Another must-have app for extending the reach of the Pebble is Pebble Notifier, which passes all your notifications (not just the default notifications like SMS and email) onto your phone. Facebook, Google+, eBay auction notices, you can have it all.

The Good, The Bad, and The Verdict

After all that testing, notification slinging, and daily wear, what do we have to say about the Pebble smartwatch?

The Good:

  • The Pebble is the most reasonably priced smartwatch on the market at $150 (frequently on promotional sale for $120-130)
  • Despite our huge apprehension about the quality of the screen (and confusion over why it wasn't true e-ink instead of LCD), the screen gets the job done and works in all lighting conditions.
  • It's waterproof to 160 feet, so you don't have to worry about trashing your smartwatch in the shower or pool.
  • The media controls are easy to use and translate well to a wide variety of music and video apps.
  • It doesn't try to do everything (and, like other smartwatches, fail); it instead focuses on efficient delivery of notifications (and succeeds).
  • Add-on apps take the already useful base functions of the watch and greatly extend them.

The Bad:

  • There's no way to review a notification once it has displayed on the phone and then faded away after a few seconds. If you want to reference a text message you just missed, for example, you have to pull your phone out and open your texting app to do so, because the Pebble has no way to review the previous notifications. This is a huge oversight we hope to see corrected. Thankfully, third party apps, like Glance, fix the issue.
  • Although the Pebble is no 3" diameter dive watch, it's still a large faced watch. The 50mm x 32mm rectangular face looks fairly large on a modestly sized male wrist and really large on a smaller female wrist. (See the photo above, of the watch on my really bony wrist, for a sense of scale.)
  • While we understand why it needs a magnetic specialty charging cable (to keep the case water tight), it's still annoying to need yet another specialty charging cable.
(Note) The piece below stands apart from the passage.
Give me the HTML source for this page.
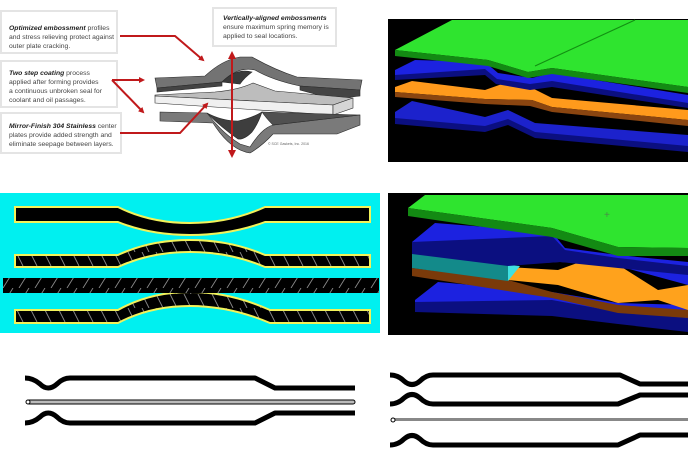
<!DOCTYPE html>
<html><head><style>
html,body{margin:0;padding:0;background:#fff;}
svg{display:block;}
text{font-family:"Liberation Sans",sans-serif;}
</style></head><body>
<svg width="688" height="459" viewBox="0 0 688 459" xmlns="http://www.w3.org/2000/svg">
<rect width="688" height="459" fill="#fff"/>
<defs>
<marker id="ah" markerWidth="6" markerHeight="6" refX="4" refY="3" orient="auto" markerUnits="userSpaceOnUse"><path d="M0,0 L6,3 L0,6 z" fill="#c0191b"/></marker>
<pattern id="hatchR" width="14" height="14" patternUnits="userSpaceOnUse"><rect width="14" height="14" fill="#000"/><path d="M2,0 L9,14" stroke="#8a8a8a" stroke-width="0.9"/></pattern>
<pattern id="hatchL" width="16" height="16" patternUnits="userSpaceOnUse"><rect width="16" height="16" fill="#000"/><path d="M3,16 L13,0" stroke="#8a8a8a" stroke-width="0.9"/></pattern>
</defs>

<!-- text boxes top-left -->
<g>
<rect x="1" y="11" width="116" height="42" fill="#fff" stroke="#e4e4e4" stroke-width="2"/>
<rect x="1" y="61" width="116" height="46" fill="#fff" stroke="#e4e4e4" stroke-width="2"/>
<rect x="1" y="113" width="120" height="40" fill="#fff" stroke="#e4e4e4" stroke-width="2"/>
<rect x="213" y="8" width="123" height="38" fill="#fff" stroke="#e4e4e4" stroke-width="2"/>
<g font-size="6.8" fill="#444">
<text x="9" y="30"><tspan font-weight="bold" font-style="italic" fill="#222">Optimized embossment</tspan> profiles</text>
<text x="9" y="39">and stress relieving protect against</text>
<text x="9" y="48">outer plate cracking.</text>
<text x="9" y="75"><tspan font-weight="bold" font-style="italic" fill="#222">Two step coating</tspan> process</text>
<text x="9" y="84">applied after forming provides</text>
<text x="9" y="93">a continuous unbroken seal for</text>
<text x="9" y="102">coolant and oil  passages.</text>
<text x="9" y="128"><tspan font-weight="bold" font-style="italic" fill="#222">Mirror-Finish 304 Stainless</tspan> center</text>
<text x="9" y="137">plates provide added strength and</text>
<text x="9" y="146">eliminate seepage between layers.</text>
<text x="223" y="20"><tspan font-weight="bold" font-style="italic" fill="#222">Vertically-aligned embossments</tspan></text>
<text x="223" y="29">ensure maximum spring memory is</text>
<text x="223" y="38">applied to seal locations.</text>
</g>
</g>

<!-- plates -->
<g stroke="#2a2a2a" stroke-width="0.6">
<!-- top plate -->
<path d="M155,78 L205,76 Q222,60 240,57 L252,57 Q275,70 297,77 L362,80 L360,90 L300,86 Q272,80 255,70 Q238,66 222,82 L157,88 Z" fill="#737373"/>
<path d="M157,88 L222,82 L222,86 L157,92 Z" fill="#444"/>
<path d="M300,86 L360,90 L360,96 L333,99 L300,90 Z" fill="#444"/>
<path d="M222,82 Q236,68 252,72 Q244,78 240,84 Z" fill="#3a3a3a"/>
<!-- center plate -->
<path d="M155,95 L215,92 Q238,90 253,83 L275,91 L353,98 L333,105 L155,96 Z" fill="#bdbdbd"/>
<path d="M155,96 L333,105 L333,115 L155,103 Z" fill="#f0f0f0"/>
<path d="M333,105 L353,98 L353,108 L333,115 Z" fill="#d5d5d5"/>
<!-- bottom plate -->
<path d="M160,112 L207,113 Q222,133 240,144 L250,147 Q262,128 273,125 L360,115 L360,125 L337,134 L273,134 Q262,146 250,153 Q230,150 213,123 L160,121 Z" fill="#7a7a7a"/>
<path d="M207,113 Q222,121 238,121 Q252,118 262,112 Q258,124 252,132 Q244,140 238,139 Q222,128 207,113 Z" fill="#3e3e3e"/>
<path d="M262,112 L360,115 L273,125 Q266,118 262,112 Z" fill="#505050"/>
</g>
<text x="268" y="145" font-size="3.5" fill="#666">© SCE Gaskets, Inc. 2016</text>

<!-- red arrows -->
<g stroke="#c0191b" stroke-width="2" fill="none">
<polyline points="120,36 175,36 203,60" marker-end="url(#ah)"/>
<line x1="112" y1="80" x2="143" y2="80" marker-end="url(#ah)"/>
<line x1="112" y1="80" x2="143" y2="112" marker-end="url(#ah)"/>
<polyline points="120,133 180,133 207,104" marker-end="url(#ah)"/>
<line x1="232" y1="58" x2="232" y2="150"/>
</g>
<path d="M228,59 L232,51 L236,59 Z M228,150 L232,158 L236,150 Z" fill="#c0191b"/>

<!-- top-right 3D -->
<rect x="388" y="19" width="300" height="143" fill="#000"/>
<path d="M395,112 L412,101 L485,117 L508,110 L535,123 L688,135 L688,150 L535,134 L508,121 L485,128 L395,120 Z" fill="#1c22cc"/>
<path d="M395,118 L485,126 L508,119 L535,132 L688,146 L688,152 L535,138 L508,125 L485,132 L395,124 Z" fill="#0b0f80"/>
<path d="M395,87 L412,81 L485,90 L502,84 L532,88 L552,98 L688,110 L688,120 L552,107 L532,100 L485,99 L395,92 Z" fill="#ff9a1c"/>
<path d="M395,92 L485,99 L532,100 L552,107 L688,120 L688,126 L552,112 L530,106 L485,104 L395,97 Z" fill="#8a4510"/>
<path d="M395,70 L415,60 L485,62 L498,73 L532,78 L552,73 L688,95 L688,104 L552,82 L530,85 L497,80 L485,70 L395,76 Z" fill="#1c22e0"/>
<path d="M395,75 L485,69 L497,79 L530,84 L552,81 L688,103 L688,108 L552,87 L530,90 L496,84 L485,75 L395,80 Z" fill="#0b0f80"/>
<path d="M395,50 L452,20 L688,20 L688,87 L552,68 L528,72 L488,60 Z" fill="#2fe42f"/>
<path d="M395,50 L488,60 L528,72 L552,68 L688,87 L688,93 L552,74 L528,78 L488,66 L395,56 Z" fill="#138a13"/>
<line x1="535" y1="66" x2="635" y2="20" stroke="#129012" stroke-width="1.2"/>

<!-- cyan panel -->
<rect x="0" y="193" width="380" height="140" fill="#00f0f0"/>
<g stroke="#f2f25a" stroke-width="2">
<path d="M15,207 L118,207 Q150,223 190,223 Q230,223 265,207 L370,207 L370,222 L265,222 Q230,235 190,235 Q150,235 118,222 L15,222 Z" fill="#000"/>
<path d="M15,255 L118,255 Q150,240 190,240 Q230,240 265,255 L370,255 L370,267 L265,267 Q230,252 190,252 Q150,252 118,267 L15,267 Z" fill="url(#hatchR)"/>
<path d="M15,310 L118,310 Q150,292 190,292 Q230,292 270,310 L370,310 L370,323 L270,323 Q230,306 190,306 Q150,306 118,323 L15,323 Z" fill="url(#hatchR)"/>
</g>
<rect x="3" y="278" width="376" height="15" fill="url(#hatchL)"/>

<!-- bottom-right 3D -->
<rect x="388" y="193" width="300" height="142" fill="#000"/>
<path d="M415,300 L438,282 L552,292 L618,303 L688,305 L688,322 L618,318 L552,306 L415,308 Z" fill="#1c22e0"/>
<path d="M415,302 L552,300 L618,312 L688,318 L688,332 L618,324 L552,316 L415,312 Z" fill="#0b0f80"/>
<path d="M412,268 L508,280 L552,292 L618,305 L688,310 L688,318 L618,313 L552,298 L412,276 Z" fill="#7a3a0a"/>
<path d="M508,267 L558,270 L580,262 L620,266 L658,290 L688,285 L688,310 L658,300 L618,303 L558,285 L508,280 Z" fill="#ffa21c"/>
<path d="M412,253 L508,265 L508,281 L412,268 Z" fill="#138a8a"/>
<path d="M508,265 L520,266 L508,281 Z" fill="#40e0e0"/>
<path d="M412,242 L435,223 L552,232 L565,248 L618,255 L688,262 L688,285 L618,266 L560,262 L508,265 L412,253 Z" fill="#1c22e0"/>
<path d="M412,242 L552,236 L565,250 L618,258 L688,266 L688,275 L618,268 L560,262 L508,266 L412,254 Z" fill="#0b0f80"/>
<path d="M408,208 L425,195 L688,195 L688,248 L618,247 L552,228 Z" fill="#2fe42f"/>
<path d="M408,208 L552,228 L618,247 L688,248 L688,256 L618,256 L552,237 L408,216 Z" fill="#138a13"/>
<text x="604" y="218" font-size="10" fill="#4a8a4a">+</text>

<!-- bottom line drawings -->
<g fill="none" stroke="#000" stroke-width="5" stroke-linejoin="round">
<path d="M25,378 Q33,378 40,384 Q48,392 57,384 Q63,378 70,378 L255,378 L275,388 L355,388"/>
<path d="M25,423 Q33,423 40,417 Q48,409 57,417 Q63,423 70,423 L255,423 L275,413 L355,413"/>
<path d="M390,375 Q398,375 404,381 Q412,388 420,381 Q426,375 433,375 L620,375 L640,384 L688,384"/>
<path d="M390,404 Q398,404 404,398 Q412,391 420,398 Q426,404 433,404 L618,404 L640,395 L688,395"/>
<path d="M390,445 Q398,445 404,439 Q412,432 420,439 Q426,445 433,445 L618,445 L640,435 L688,435"/>
</g>
<rect x="27" y="400" width="328" height="4" fill="#bbb" stroke="#000" stroke-width="1" rx="2"/>
<circle cx="28" cy="402" r="2" fill="#fff" stroke="#000"/>
<rect x="392" y="418" width="296" height="3" fill="#888"/>
<circle cx="393" cy="420" r="2" fill="#fff" stroke="#000"/>
</svg>
</body></html>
The Verdict: As we round out 2013, we're standing on a pile of overly expensive and under-delivering smartwatches. Watches that try to do too much, cost too much, and have led to a lot of consumer backlash (Samsung's $300 Gear smartwatch, for example, has an over 40% return rate). Among all that, the Pebble really stands out. It's easy to use. It's easy to add onto with helper applications. It's easy to forget you're wearing some sort of fancy new technology and just accept that you now have a watch that does a whole lot of neat things.

Is the Pebble for everyone? No. As much as we loved it, it's really still a geek's watch. You have to want a smartwatch. You have to want your phone to push notifications and updates to your wrist. If that sounds like you, however: somebody who wants all the notifications and integration their smartphone provides on their wrist, the Pebble is a rock solid option that wears well, has a long battery life, and offers a wide array of functions.